Family Finances: Baby Budgeting For Your New Arrival


Pregnancy is a wonderful time for most families. There’s nothing more exciting than growing your family, and knowing that in a few short months you will have a beautiful bundle of joy in your arms that will change your life forever. However it’s not all sunshine and rainbows, there’s a lot of practical issues when it comes to having a baby, and your finances are just one of them. Thankfully you have nine months to prepare, and to get yourself in the best position possible for when they arrive. Here are some points to bear in mind when it comes to budgeting for a baby.

Living Situation
Do you currently live in a place that’s suitable for children? If you’re in a one bedroom apartment or a place where you have to climb loads of stairs to access, it’s going to be best to move. This is a huge expense within itself, not just due to moving costs but because you’ll likely need to upgrade to a larger place. You will probably want a nice area with good local parks and schools, and a back garden for your child to play in when they get a little older. A nice, stable home where you can put down roots with your family is so important, so this is a cost you will need to consider. You might need to sell up, or search for a new rented property depending on your current situation- so work these fees into your budget. As well as a new home you might even need a new car too. Lots of people change to more family friendly car models when they have a baby, ideally you need something big enough with five doors so you can get your child in and out of their car seat.
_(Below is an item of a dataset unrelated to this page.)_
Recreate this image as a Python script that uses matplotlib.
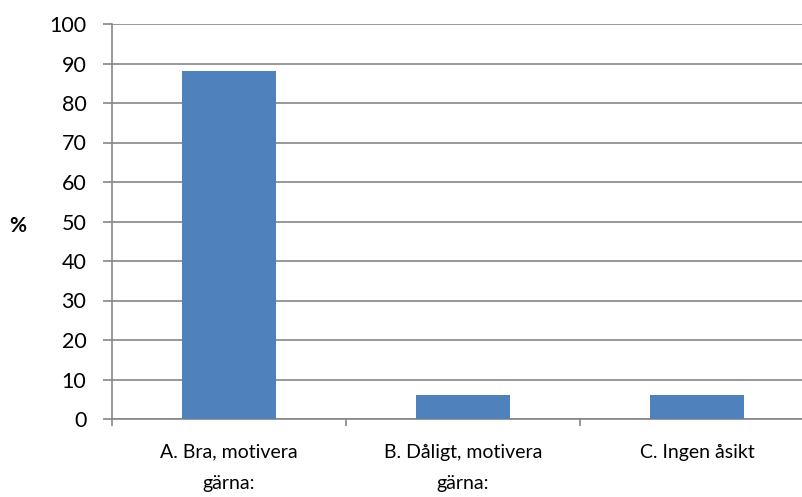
import matplotlib.pyplot as plt
import matplotlib.transforms as mtransforms
import numpy as np

# precomposed characters: \u00e4 = ä, \u00e5 = å
categories = [["A. Bra, motivera", "g\u00e4rna:"],
              ["B. D\u00e5ligt, motivera", "g\u00e4rna:"],
              ["C. Ingen \u00e5sikt"]]
values = [88, 6, 6]
yticks = [0, 10, 20, 30, 40, 50, 60, 70, 80, 90, 100]

plt.rcParams['font.family'] = ['Lato', 'DejaVu Sans']

fig = plt.figure(figsize=(8.02, 4.97), dpi=100)
ax = fig.add_axes([112 / 802, 78 / 497, 702 / 802, 395 / 497])

x = np.arange(len(categories))
ax.bar(x, values, width=0.4, color='#4F81BD', zorder=3)

ax.set_xlim(-0.5, 2.5)
ax.set_ylim(0, 100)
ax.set_yticks(yticks)
ax.yaxis.grid(True, color='#868686', linewidth=1.2, zorder=0)
ax.tick_params(axis='y', length=6.5, width=1.2, color='#868686', labelsize=15.5, pad=12)

# category boundaries as ticks, labels drawn line by line
ax.set_xticks(np.arange(-0.5, 3, 1))
ax.set_xticklabels([])
ax.tick_params(axis='x', length=5, width=1.2, color='#868686')
trans = mtransforms.blended_transform_factory(ax.transData, ax.transAxes)
for xi, lines in zip(x, categories):
    for i, line in enumerate(lines):
        ax.annotate(line, xy=(xi, 0), xycoords=trans, xytext=(0, -24 - 22.5 * i),
                    textcoords='offset points', ha='center', va='center', fontsize=14)

for s in ['top', 'right']:
    ax.spines[s].set_visible(False)
for s in ['left', 'bottom']:
    ax.spines[s].set_color('#868686')
    ax.spines[s].set_linewidth(1.2)

fig.text(18 / 802, 1 - 226 / 497, '%', fontsize=15, fontweight='bold', ha='center', va='center')

fig.savefig('out.png', dpi=100)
Work, Maternity Pay and Shared Parental Leave
One of the big questions after having a baby is deciding how much time to take off work. While many new parents would love to have as much time as possible to look after their new arrival, your financial situation might mean that you both need to return to work fairly soon after having a baby. It’s the law that a birth mother takes a minimum of two weeks maternity leave after having a baby (four weeks for factory workers). However did you know that the remaining fifty weeks you have can be shared between you and your partner? This means childcare can be split, you can return to work earlier if you want to and they can stay at home with the baby for longer if they want to. There are of course some rules and restrictions surrounding this, but you could find out more here if it’s something that would benefit you.

Childcare Costs
Once your maternity or parental leave is over, the big issue to consider is childcare. If you’re lucky enough to have family members willing to help then this will make life much easier. If not, start looking into childcare options early on to work out what’s best for you. As well as the cost of the care itself, you will need to factor in time and money for transport/ fuel there and back so it’s a big decision. Depending on where you live you may be entitled to some free childcare or free early education for your child, so make sure you find out what’s available to you. In the UK, many working parents of three and four year olds are eligible for thirty hours of free childcare a week (was previously fifteen), for thirty eight weeks of the year. If you’re entitled to the childcare part of working tax credits, this can cover up to seventy percent of your childcare costs too which is a massive help. Some employers even have workplace nurseries, they may be free or paid for but either way are a tax free perk of the job.

Benefits and Extra Help
As well as benefits to cover childcare, most people in the UK are entitled to child benefit. For the eldest (or only child) you get roughly £20 a week, and for additional children you get around £14. While it’s not a huge sum of money, it’s a little extra help that’s there if you need it and can be worked into your baby budget. If you’re out of work when you have your baby, you may be entitled to income support until your child is five if you’re a lone parent. Exactly what you can get depends on a variety of things, your midwife should discuss all of this with you at your appointments during pregnancy.

Saving Money
If you’re planning to have a baby, getting some savings behind you and putting money away before getting pregnant makes the most sense. You could start a savings account, and transfer a portion of your wages into it every week. You could sell items you’re no longer using, or start a second job from home to earn a little extra cash. Blogging, design work, an Etsy shop can all bring in some money if you have the right skills. Paying down debts so you’re in the best financial position possible is also a good idea if you’re in a position where you can do that. That way you at least have the cash to make the purchases below up front.


Buying Baby Items
There are a few large purchases you need to make when you’re having a baby. A cot and nursery furniture, a pram and a car seat to name a few. Then you need clothes, baby products, toys and everything else that comes along with a baby. Write a list and set a budget and then work from there. If friends and family offer to help, you can show them the list so they know exactly what you need. It also means that you don't accidentally buy items repeatedly and waste money and it’s far easier to keep on track.